More generally, it cannot be the case that a majority of Scots are intrinsically "anti-Scottish". To claim so is a manifest nonsense and seen as such by most folk. Just as no one man has the right to fix the boundary of a nation's progress, so no party has a monopoly on patriotism or concern for the common good.
Again, Salmond is at his best when he presents himself as a uniter, not a divider. It is one of the distinguishing and unusual features of Scottish nationalism - at its best so civic and so restrained - that the less it owes to emotion the more appealing it is and vice versa. It is, perhaps counterintuitively, ill-suited to flag-waving. From that stems the theory that Salmond diminishes himself, his movement and his country the more he divides its people into patriots and renegades. There may be occasional and concrete advantages to such an approach but they are, I submit, trumped by the psychological (though therefore harder to measure) drawbacks to a strategy that is exclusive rather than inclusive. And in hyping the threat posed to Scotland by Conservatism, the SNP rather ironically falls into line with the depressingly negative view of Scotland as a weak and troubled place they so rightly find intolerable when expressed by Labour politicians.

1 comment:

  1. To the extent this is true, this is an example of politicians pursuing short term tactical advantages at the cost of their strategy, which is quite common.
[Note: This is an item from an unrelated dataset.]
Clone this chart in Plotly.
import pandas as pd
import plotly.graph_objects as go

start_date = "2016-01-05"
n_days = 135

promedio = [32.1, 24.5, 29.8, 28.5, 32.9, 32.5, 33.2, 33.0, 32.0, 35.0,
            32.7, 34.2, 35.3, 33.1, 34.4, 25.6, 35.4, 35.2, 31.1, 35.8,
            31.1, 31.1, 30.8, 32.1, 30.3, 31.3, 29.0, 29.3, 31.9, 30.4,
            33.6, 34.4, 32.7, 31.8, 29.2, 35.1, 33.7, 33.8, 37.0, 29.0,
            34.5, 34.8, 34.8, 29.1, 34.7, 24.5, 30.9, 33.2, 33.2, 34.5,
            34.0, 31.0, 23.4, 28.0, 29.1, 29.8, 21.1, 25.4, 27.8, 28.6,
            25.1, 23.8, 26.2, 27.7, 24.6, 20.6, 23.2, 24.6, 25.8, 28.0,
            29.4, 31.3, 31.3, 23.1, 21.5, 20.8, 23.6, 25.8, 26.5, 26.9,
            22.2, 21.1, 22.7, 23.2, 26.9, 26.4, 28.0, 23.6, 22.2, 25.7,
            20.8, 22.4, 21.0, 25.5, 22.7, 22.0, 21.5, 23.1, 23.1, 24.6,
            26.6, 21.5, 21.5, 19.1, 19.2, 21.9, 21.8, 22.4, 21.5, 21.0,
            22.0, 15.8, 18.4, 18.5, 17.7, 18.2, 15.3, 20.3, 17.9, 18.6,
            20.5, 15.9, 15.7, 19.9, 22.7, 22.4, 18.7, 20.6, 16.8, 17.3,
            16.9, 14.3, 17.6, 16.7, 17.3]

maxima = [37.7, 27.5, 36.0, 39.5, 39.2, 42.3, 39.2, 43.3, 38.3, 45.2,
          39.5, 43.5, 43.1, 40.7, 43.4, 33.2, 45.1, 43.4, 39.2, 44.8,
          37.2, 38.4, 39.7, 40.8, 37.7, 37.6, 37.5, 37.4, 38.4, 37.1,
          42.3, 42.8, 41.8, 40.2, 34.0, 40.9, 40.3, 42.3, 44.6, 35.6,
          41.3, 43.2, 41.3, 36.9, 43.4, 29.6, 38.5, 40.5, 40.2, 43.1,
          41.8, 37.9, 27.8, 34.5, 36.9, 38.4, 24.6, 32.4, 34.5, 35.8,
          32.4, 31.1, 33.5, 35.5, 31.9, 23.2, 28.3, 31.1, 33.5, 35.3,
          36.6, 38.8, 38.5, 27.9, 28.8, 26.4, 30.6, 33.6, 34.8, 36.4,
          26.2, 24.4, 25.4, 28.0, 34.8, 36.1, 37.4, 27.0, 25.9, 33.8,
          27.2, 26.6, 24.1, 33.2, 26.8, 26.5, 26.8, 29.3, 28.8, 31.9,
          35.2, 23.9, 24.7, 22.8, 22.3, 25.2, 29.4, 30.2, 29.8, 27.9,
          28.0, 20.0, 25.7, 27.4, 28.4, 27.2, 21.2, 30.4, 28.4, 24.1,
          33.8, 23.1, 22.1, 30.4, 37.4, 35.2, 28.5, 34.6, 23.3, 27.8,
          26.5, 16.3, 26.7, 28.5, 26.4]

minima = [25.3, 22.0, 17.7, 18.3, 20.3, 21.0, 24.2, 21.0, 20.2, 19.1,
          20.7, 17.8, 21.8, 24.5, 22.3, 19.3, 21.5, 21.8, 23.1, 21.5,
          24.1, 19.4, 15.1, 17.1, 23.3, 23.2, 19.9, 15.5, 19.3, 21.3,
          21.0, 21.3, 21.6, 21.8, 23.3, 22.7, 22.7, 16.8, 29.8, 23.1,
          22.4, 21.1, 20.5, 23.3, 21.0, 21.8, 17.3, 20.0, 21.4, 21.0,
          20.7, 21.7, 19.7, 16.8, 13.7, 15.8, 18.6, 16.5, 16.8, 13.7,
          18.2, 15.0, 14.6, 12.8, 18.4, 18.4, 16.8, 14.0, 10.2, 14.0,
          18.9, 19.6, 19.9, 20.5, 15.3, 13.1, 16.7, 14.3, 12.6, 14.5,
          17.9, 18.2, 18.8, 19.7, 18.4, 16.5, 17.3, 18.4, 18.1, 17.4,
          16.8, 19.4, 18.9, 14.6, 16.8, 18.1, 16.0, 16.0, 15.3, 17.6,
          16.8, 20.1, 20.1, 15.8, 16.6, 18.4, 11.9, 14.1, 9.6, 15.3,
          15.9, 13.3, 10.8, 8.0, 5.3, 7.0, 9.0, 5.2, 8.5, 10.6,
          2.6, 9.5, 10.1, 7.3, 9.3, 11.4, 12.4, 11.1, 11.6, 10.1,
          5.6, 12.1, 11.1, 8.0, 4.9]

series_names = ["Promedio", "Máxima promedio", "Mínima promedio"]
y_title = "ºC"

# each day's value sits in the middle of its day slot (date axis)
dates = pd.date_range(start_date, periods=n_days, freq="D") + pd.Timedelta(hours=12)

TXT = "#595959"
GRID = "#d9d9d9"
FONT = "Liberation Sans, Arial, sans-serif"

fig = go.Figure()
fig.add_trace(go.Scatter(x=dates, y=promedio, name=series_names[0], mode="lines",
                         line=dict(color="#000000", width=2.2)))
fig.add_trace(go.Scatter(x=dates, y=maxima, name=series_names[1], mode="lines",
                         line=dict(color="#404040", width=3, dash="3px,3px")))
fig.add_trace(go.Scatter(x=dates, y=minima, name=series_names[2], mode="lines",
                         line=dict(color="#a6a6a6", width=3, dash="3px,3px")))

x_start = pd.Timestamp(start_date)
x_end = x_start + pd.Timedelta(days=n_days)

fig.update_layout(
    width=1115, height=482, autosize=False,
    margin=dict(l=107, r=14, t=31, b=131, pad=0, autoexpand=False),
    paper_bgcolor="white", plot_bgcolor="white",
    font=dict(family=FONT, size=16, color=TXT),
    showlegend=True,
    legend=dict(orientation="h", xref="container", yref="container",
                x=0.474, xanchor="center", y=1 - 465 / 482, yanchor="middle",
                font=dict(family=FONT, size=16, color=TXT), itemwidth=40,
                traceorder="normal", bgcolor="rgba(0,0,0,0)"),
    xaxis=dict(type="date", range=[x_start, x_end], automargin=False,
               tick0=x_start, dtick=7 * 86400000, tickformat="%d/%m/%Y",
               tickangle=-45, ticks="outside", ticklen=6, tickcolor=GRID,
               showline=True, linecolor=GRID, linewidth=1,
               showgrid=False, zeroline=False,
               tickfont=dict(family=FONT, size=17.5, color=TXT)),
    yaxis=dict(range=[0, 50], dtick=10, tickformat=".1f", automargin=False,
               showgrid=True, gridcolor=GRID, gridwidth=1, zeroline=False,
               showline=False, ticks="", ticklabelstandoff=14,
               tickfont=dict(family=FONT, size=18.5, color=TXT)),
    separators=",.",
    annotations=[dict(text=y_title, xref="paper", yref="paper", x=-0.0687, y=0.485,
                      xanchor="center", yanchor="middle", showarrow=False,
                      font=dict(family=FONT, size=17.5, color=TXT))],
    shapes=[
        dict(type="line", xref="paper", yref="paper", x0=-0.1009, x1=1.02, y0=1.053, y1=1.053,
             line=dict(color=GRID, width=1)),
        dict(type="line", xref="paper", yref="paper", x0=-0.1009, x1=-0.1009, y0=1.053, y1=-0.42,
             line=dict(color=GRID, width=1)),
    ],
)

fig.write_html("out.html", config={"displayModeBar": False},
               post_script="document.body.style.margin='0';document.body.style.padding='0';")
    There will be Tory governments and Labor governments in Westminster, and probably more coalitions of various types. Scottish independence is the sort of long term change that, if one views it favorably, should bring advantages no matter who governs in Westminster. Presumably after independence the Scots should care about the government in London as much as Canadians care about the government in Washington.

    Independence is the sort of game changer where you really want a consensus of just about everyone, excluding possibly only people whose in comes depend on the union. But the SNP will probably evolve into an automonist party like Catalan separatists, instead of following the Quebec separatist model. If will become increasingly less serious about independence.